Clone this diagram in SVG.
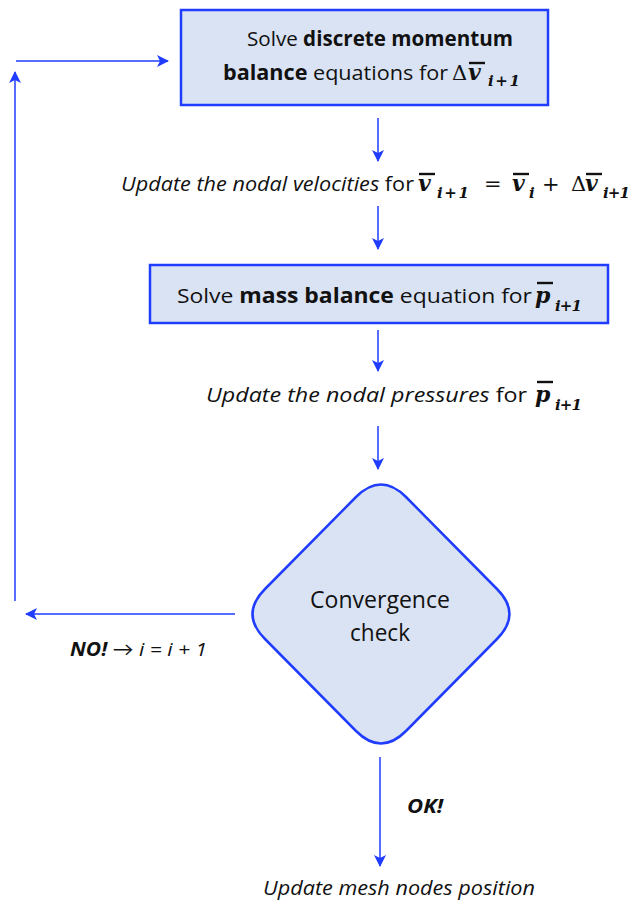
<svg xmlns="http://www.w3.org/2000/svg" width="634" height="904" viewBox="0 0 634 904">
<defs>
<marker id="ah" viewBox="0 0 12 12" refX="11" refY="6" markerWidth="12" markerHeight="12" markerUnits="userSpaceOnUse" orient="auto">
<path d="M0,0 L12,6 L0,12 L3,6 Z" fill="#1f3cff"/>
</marker>
<style>
.box{fill:#dae3f3;stroke:#1f3cff;stroke-width:2.5}
.con{fill:none;stroke:#1f3cff;stroke-width:1.5;marker-end:url(#ah)}
.t{font-family:"Open Sans",Lato,sans-serif;fill:#111}
.m{font-family:"DejaVu Serif",serif;font-weight:bold;font-style:italic;fill:#111;font-size:22px}
.s{font-family:"DejaVu Serif",serif;font-weight:bold;font-style:italic;fill:#111;font-size:15px}
.u{font-family:"DejaVu Serif",serif;fill:#111;font-size:21px}
.bar{stroke:#111;stroke-width:2.4}
</style>
</defs>
<rect width="634" height="904" fill="#fff"/>
<g id="connectors">
<line class="con" x1="378" y1="118" x2="378" y2="161"/>
<line class="con" x1="378" y1="206" x2="378" y2="249"/>
<line class="con" x1="378" y1="330" x2="378" y2="371"/>
<line class="con" x1="378" y1="426" x2="378" y2="469"/>
<line class="con" x1="380" y1="757" x2="380" y2="866"/>
<line class="con" x1="235" y1="614" x2="26" y2="614"/>
<line class="con" x1="15" y1="601" x2="15" y2="72"/>
<line class="con" x1="16" y1="61" x2="168" y2="61"/>
</g>
<g id="momentum">
<rect class="box" x="181" y="10" width="367" height="95"/>
<text class="t" x="247" y="46" font-size="20.5" textLength="266" lengthAdjust="spacingAndGlyphs">Solve <tspan font-weight="bold">discrete momentum</tspan></text>
<text class="t" x="223" y="80" font-size="20.5" textLength="225" lengthAdjust="spacingAndGlyphs"><tspan font-weight="bold">balance</tspan> equations for</text>
<text class="u" x="452" y="80">Δ</text>
<text class="m" x="468" y="80">v</text>
<line class="bar" x1="469" y1="63" x2="485" y2="63"/>
<text class="s" x="488" y="86" textLength="32" lengthAdjust="spacing">i+1</text>
</g>
<g id="velocities">
<text class="t" x="121" y="191" font-size="20" textLength="293" lengthAdjust="spacingAndGlyphs"><tspan font-style="italic">Update the nodal velocities</tspan> for</text>
<text class="m" x="418" y="191">v</text>
<line class="bar" x1="419" y1="174" x2="435" y2="174"/>
<text class="s" x="437" y="198" textLength="32" lengthAdjust="spacing">i+1</text>
<text class="u" x="484" y="191">=</text>
<text class="m" x="512" y="191">v</text>
<line class="bar" x1="513" y1="174" x2="529" y2="174"/>
<text class="s" x="529" y="198">i</text>
<text class="u" x="542" y="191">+</text>
<text class="u" x="571" y="191">Δ</text>
<text class="m" x="585" y="191">v</text>
<line class="bar" x1="586" y1="174" x2="602" y2="174"/>
<text class="s" x="603" y="198" textLength="27" lengthAdjust="spacing">i+1</text>
</g>
<g id="mass">
<rect class="box" x="150" y="265" width="458" height="58"/>
<text class="t" x="177" y="303" font-size="20.5" textLength="355" lengthAdjust="spacingAndGlyphs">Solve <tspan font-weight="bold">mass balance</tspan> equation for</text>
<text class="m" x="535" y="303">p</text>
<line class="bar" x1="537" y1="283" x2="553" y2="283"/>
<text class="s" x="555" y="311" textLength="27" lengthAdjust="spacing">i+1</text>
</g>
<g id="pressures">
<text class="t" x="206" y="402" font-size="20" textLength="321" lengthAdjust="spacingAndGlyphs"><tspan font-style="italic">Update the nodal pressures</tspan> for</text>
<text class="m" x="535" y="402">p</text>
<line class="bar" x1="537" y1="382" x2="553" y2="382"/>
<text class="s" x="555" y="410" textLength="27" lengthAdjust="spacing">i+1</text>
</g>
<g id="convergence">
<path class="box" d="M356,497 Q381,472 406,497 L497,589 Q522,614 497,639 L406,731 Q381,756 356,731 L265,639 Q240,614 265,589 Z"/>
<text class="t" x="310" y="608" font-size="23" textLength="140" lengthAdjust="spacingAndGlyphs">Convergence</text>
<text class="t" x="350" y="641" font-size="23" textLength="60" lengthAdjust="spacingAndGlyphs">check</text>
</g>
<g id="labels">
<text class="t" x="70" y="656" font-size="19" font-style="italic" textLength="137" lengthAdjust="spacingAndGlyphs"><tspan font-weight="bold">NO!</tspan> <tspan font-style="normal">→</tspan> i = i + 1</text>
<text class="t" x="407" y="813" font-size="19" font-style="italic" font-weight="bold" textLength="36" lengthAdjust="spacingAndGlyphs">OK!</text>
</g>
<g id="mesh">
<text class="t" x="263" y="895" font-size="20" font-style="italic" textLength="272" lengthAdjust="spacingAndGlyphs">Update mesh nodes position</text>
</g>
</svg>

__________

* Short exercise *
Repeat the full listing above exactly, with no pictures in the copy.

* Finished exercise *
Clone this diagram in SVG.
<svg xmlns="http://www.w3.org/2000/svg" width="634" height="904" viewBox="0 0 634 904">
<defs>
<marker id="ah" viewBox="0 0 12 12" refX="11" refY="6" markerWidth="12" markerHeight="12" markerUnits="userSpaceOnUse" orient="auto">
<path d="M0,0 L12,6 L0,12 L3,6 Z" fill="#1f3cff"/>
</marker>
<style>
.box{fill:#dae3f3;stroke:#1f3cff;stroke-width:2.5}
.con{fill:none;stroke:#1f3cff;stroke-width:1.5;marker-end:url(#ah)}
.t{font-family:"Open Sans",Lato,sans-serif;fill:#111}
.m{font-family:"DejaVu Serif",serif;font-weight:bold;font-style:italic;fill:#111;font-size:22px}
.s{font-family:"DejaVu Serif",serif;font-weight:bold;font-style:italic;fill:#111;font-size:15px}
.u{font-family:"DejaVu Serif",serif;fill:#111;font-size:21px}
.bar{stroke:#111;stroke-width:2.4}
</style>
</defs>
<rect width="634" height="904" fill="#fff"/>
<g id="connectors">
<line class="con" x1="378" y1="118" x2="378" y2="161"/>
<line class="con" x1="378" y1="206" x2="378" y2="249"/>
<line class="con" x1="378" y1="330" x2="378" y2="371"/>
<line class="con" x1="378" y1="426" x2="378" y2="469"/>
<line class="con" x1="380" y1="757" x2="380" y2="866"/>
<line class="con" x1="235" y1="614" x2="26" y2="614"/>
<line class="con" x1="15" y1="601" x2="15" y2="72"/>
<line class="con" x1="16" y1="61" x2="168" y2="61"/>
</g>
<g id="momentum">
<rect class="box" x="181" y="10" width="367" height="95"/>
<text class="t" x="247" y="46" font-size="20.5" textLength="266" lengthAdjust="spacingAndGlyphs">Solve <tspan font-weight="bold">discrete momentum</tspan></text>
<text class="t" x="223" y="80" font-size="20.5" textLength="225" lengthAdjust="spacingAndGlyphs"><tspan font-weight="bold">balance</tspan> equations for</text>
<text class="u" x="452" y="80">Δ</text>
<text class="m" x="468" y="80">v</text>
<line class="bar" x1="469" y1="63" x2="485" y2="63"/>
<text class="s" x="488" y="86" textLength="32" lengthAdjust="spacing">i+1</text>
</g>
<g id="velocities">
<text class="t" x="121" y="191" font-size="20" textLength="293" lengthAdjust="spacingAndGlyphs"><tspan font-style="italic">Update the nodal velocities</tspan> for</text>
<text class="m" x="418" y="191">v</text>
<line class="bar" x1="419" y1="174" x2="435" y2="174"/>
<text class="s" x="437" y="198" textLength="32" lengthAdjust="spacing">i+1</text>
<text class="u" x="484" y="191">=</text>
<text class="m" x="512" y="191">v</text>
<line class="bar" x1="513" y1="174" x2="529" y2="174"/>
<text class="s" x="529" y="198">i</text>
<text class="u" x="542" y="191">+</text>
<text class="u" x="571" y="191">Δ</text>
<text class="m" x="585" y="191">v</text>
<line class="bar" x1="586" y1="174" x2="602" y2="174"/>
<text class="s" x="603" y="198" textLength="27" lengthAdjust="spacing">i+1</text>
</g>
<g id="mass">
<rect class="box" x="150" y="265" width="458" height="58"/>
<text class="t" x="177" y="303" font-size="20.5" textLength="355" lengthAdjust="spacingAndGlyphs">Solve <tspan font-weight="bold">mass balance</tspan> equation for</text>
<text class="m" x="535" y="303">p</text>
<line class="bar" x1="537" y1="283" x2="553" y2="283"/>
<text class="s" x="555" y="311" textLength="27" lengthAdjust="spacing">i+1</text>
</g>
<g id="pressures">
<text class="t" x="206" y="402" font-size="20" textLength="321" lengthAdjust="spacingAndGlyphs"><tspan font-style="italic">Update the nodal pressures</tspan> for</text>
<text class="m" x="535" y="402">p</text>
<line class="bar" x1="537" y1="382" x2="553" y2="382"/>
<text class="s" x="555" y="410" textLength="27" lengthAdjust="spacing">i+1</text>
</g>
<g id="convergence">
<path class="box" d="M356,497 Q381,472 406,497 L497,589 Q522,614 497,639 L406,731 Q381,756 356,731 L265,639 Q240,614 265,589 Z"/>
<text class="t" x="310" y="608" font-size="23" textLength="140" lengthAdjust="spacingAndGlyphs">Convergence</text>
<text class="t" x="350" y="641" font-size="23" textLength="60" lengthAdjust="spacingAndGlyphs">check</text>
</g>
<g id="labels">
<text class="t" x="70" y="656" font-size="19" font-style="italic" textLength="137" lengthAdjust="spacingAndGlyphs"><tspan font-weight="bold">NO!</tspan> <tspan font-style="normal">→</tspan> i = i + 1</text>
<text class="t" x="407" y="813" font-size="19" font-style="italic" font-weight="bold" textLength="36" lengthAdjust="spacingAndGlyphs">OK!</text>
</g>
<g id="mesh">
<text class="t" x="263" y="895" font-size="20" font-style="italic" textLength="272" lengthAdjust="spacingAndGlyphs">Update mesh nodes position</text>
</g>
</svg>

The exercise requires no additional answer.